Soon after Hartman died, police arrested Vent on the report of a hotel clerk who said Vent had waved a gun at him earlier that evening. Vent, who was drunk when he was picked up, underwent a long, grueling interrogation by detectives before he finally offered a slurred confession and named his three friends and high school basketball teammates, Roberts, Frese and Pease, as accomplices in Hartman’s beating death.

At trial, the woman who heard the cry for help told jurors that one of the attackers spoke with a distinctive Native accent. Another man testified to seeing Roberts and the other three attack another man earlier on the night Hartman was killed — even though the witness admitted that at the time he was “drunk, high, and standing nearly 450 feet away.”

For the Fairbanks Four, it was just another case of civil rights injustice in a state long known for discrimination against Native Americans.

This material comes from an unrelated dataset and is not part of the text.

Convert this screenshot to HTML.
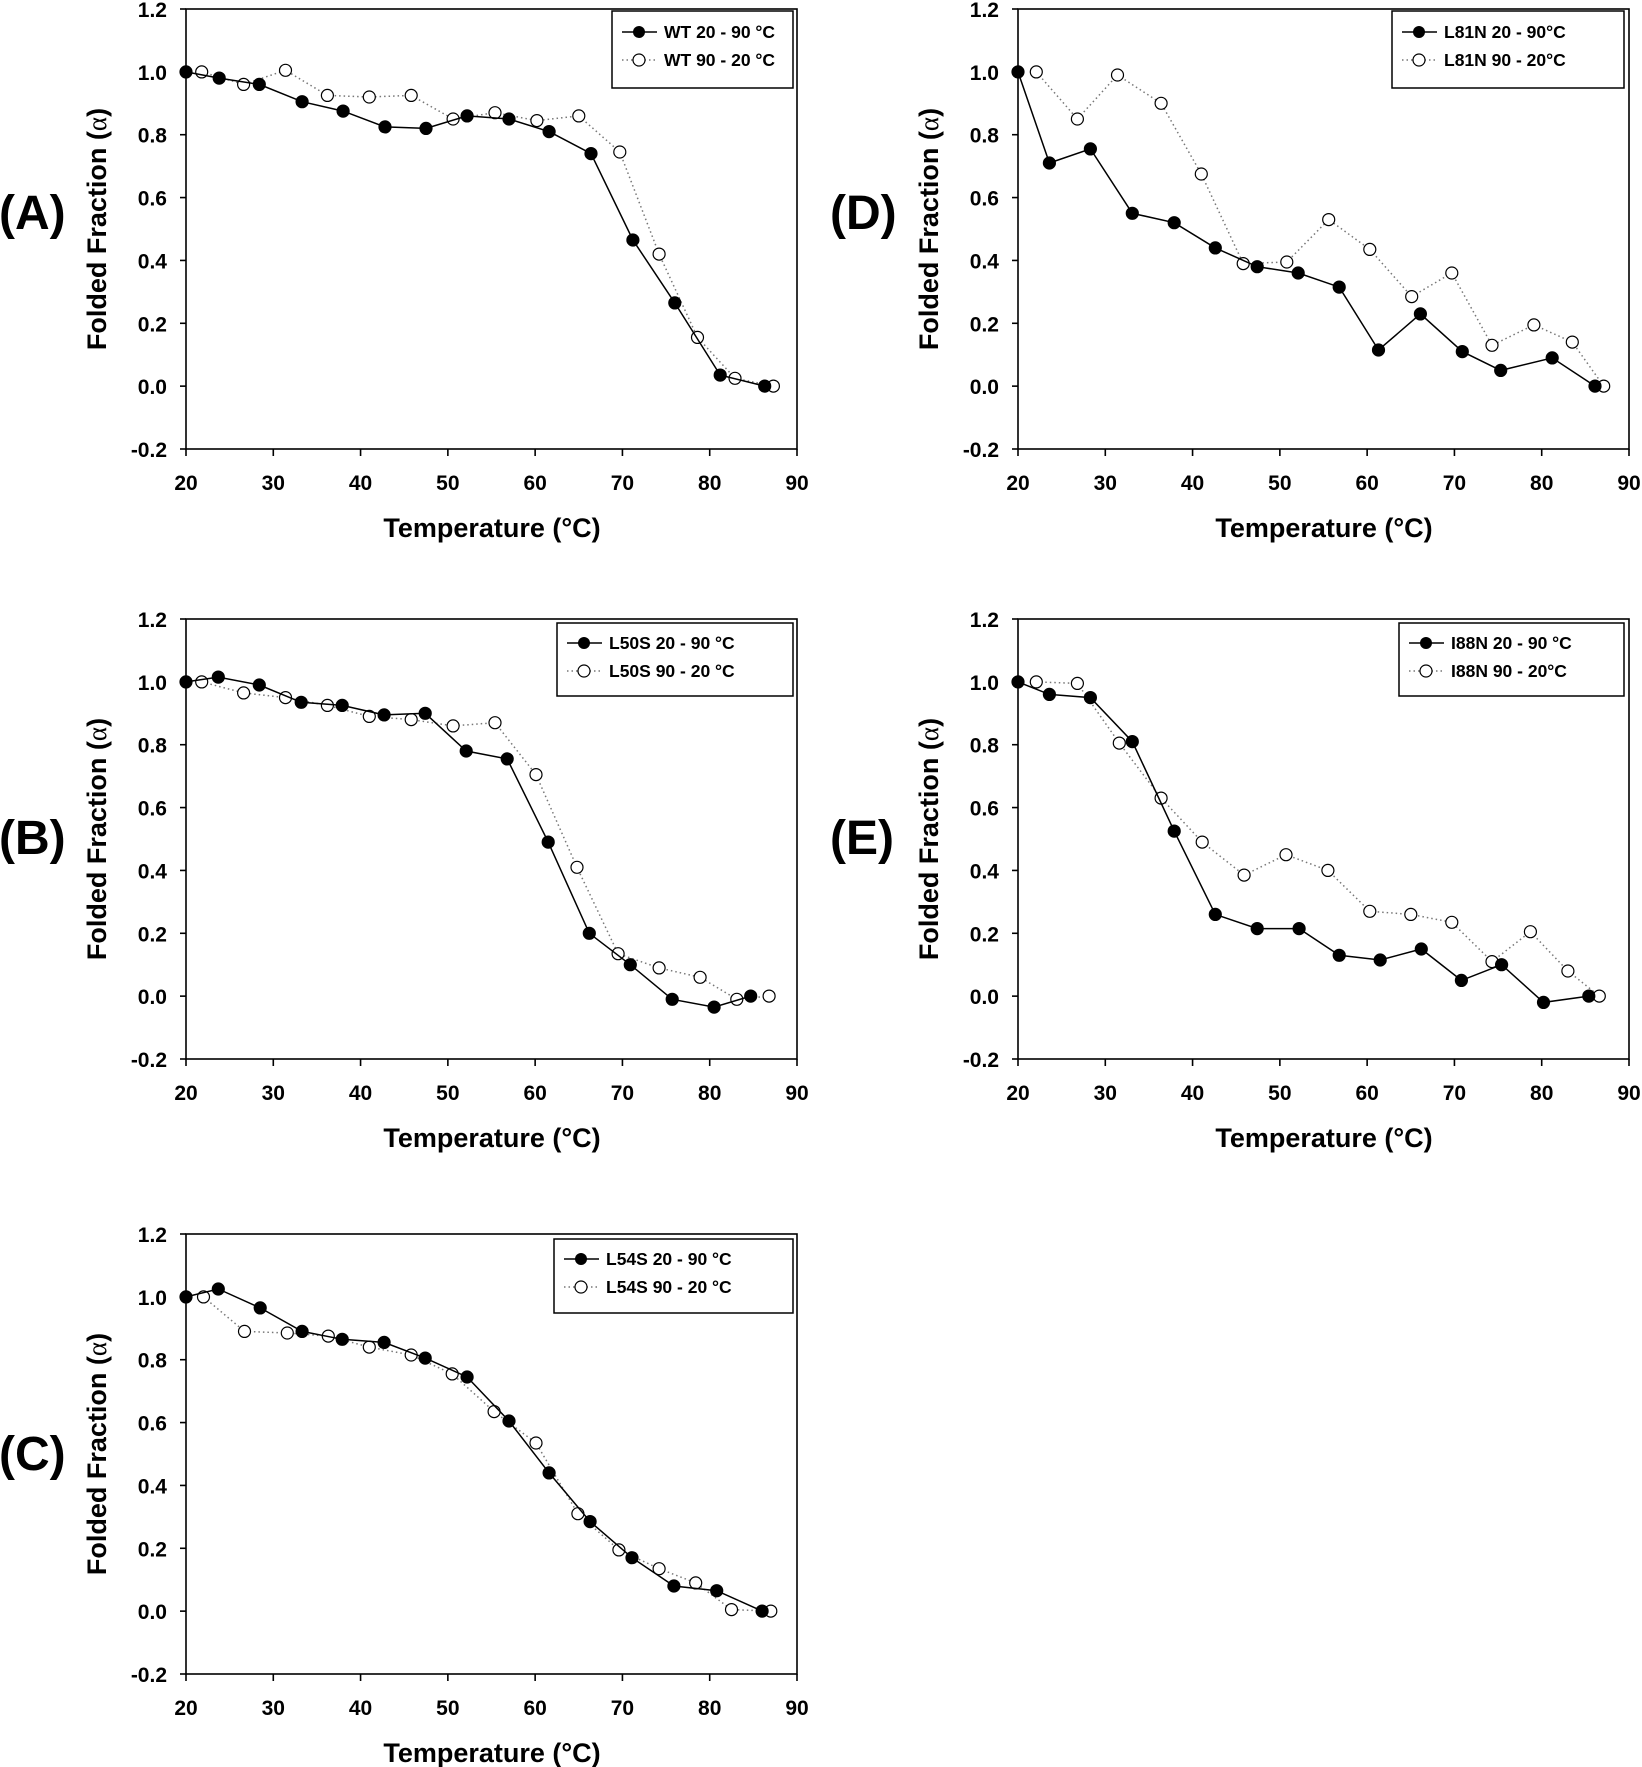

“The Native Alaskans have put up with horrible things ever since we came up there and decided to wreak havoc with gold mines,” Eads says. “More importantly, now there’s a real divide between what is perceived as justice for white people and justice for the minorities and underprivileged. This (case) has raised a huge awareness that Native Alaskans have not been treated with respect in the law.”

It took an extended investigation by University of Alaska Fairbanks journalism professor Brian O’Donoghue to preserve justice for the Fairbanks Four. New evidence surfaced, and a star government witness recanted and said police coerced him into a statement. But the biggest breakthrough came in 2012 when a convicted killer confessed to seeing his friend beat Hartman to death.

Still, the Fairbanks Four’s release from prison came with a catch: The state offered a deal that would overturn the convictions and instantly set the four free — if they signed a settlement agreement giving up their right to sue the state and withdraw their claims of prosecutoral misconduct.

“This is not a political statement,” Eads says of “Mass for the Oppressed.” “It’s not born out of some sort of sit-in or waving signs and placards. It’s a prayer where you can sit there and think about these awful things.

“When I met them in Fairbanks when they came (to the premiere of ‘Mass for the Oppressed’), I’m telling you, I fell apart. I gave them a hug… and embraced them. I was such a (bleeping) emotional mess because I was going through this guilt for how they were treated.”

The result: “A Mass to allow a little warm feeling for a little while,” Eads says. “I felt like I had to respond musically because of the gravity of the injustice.”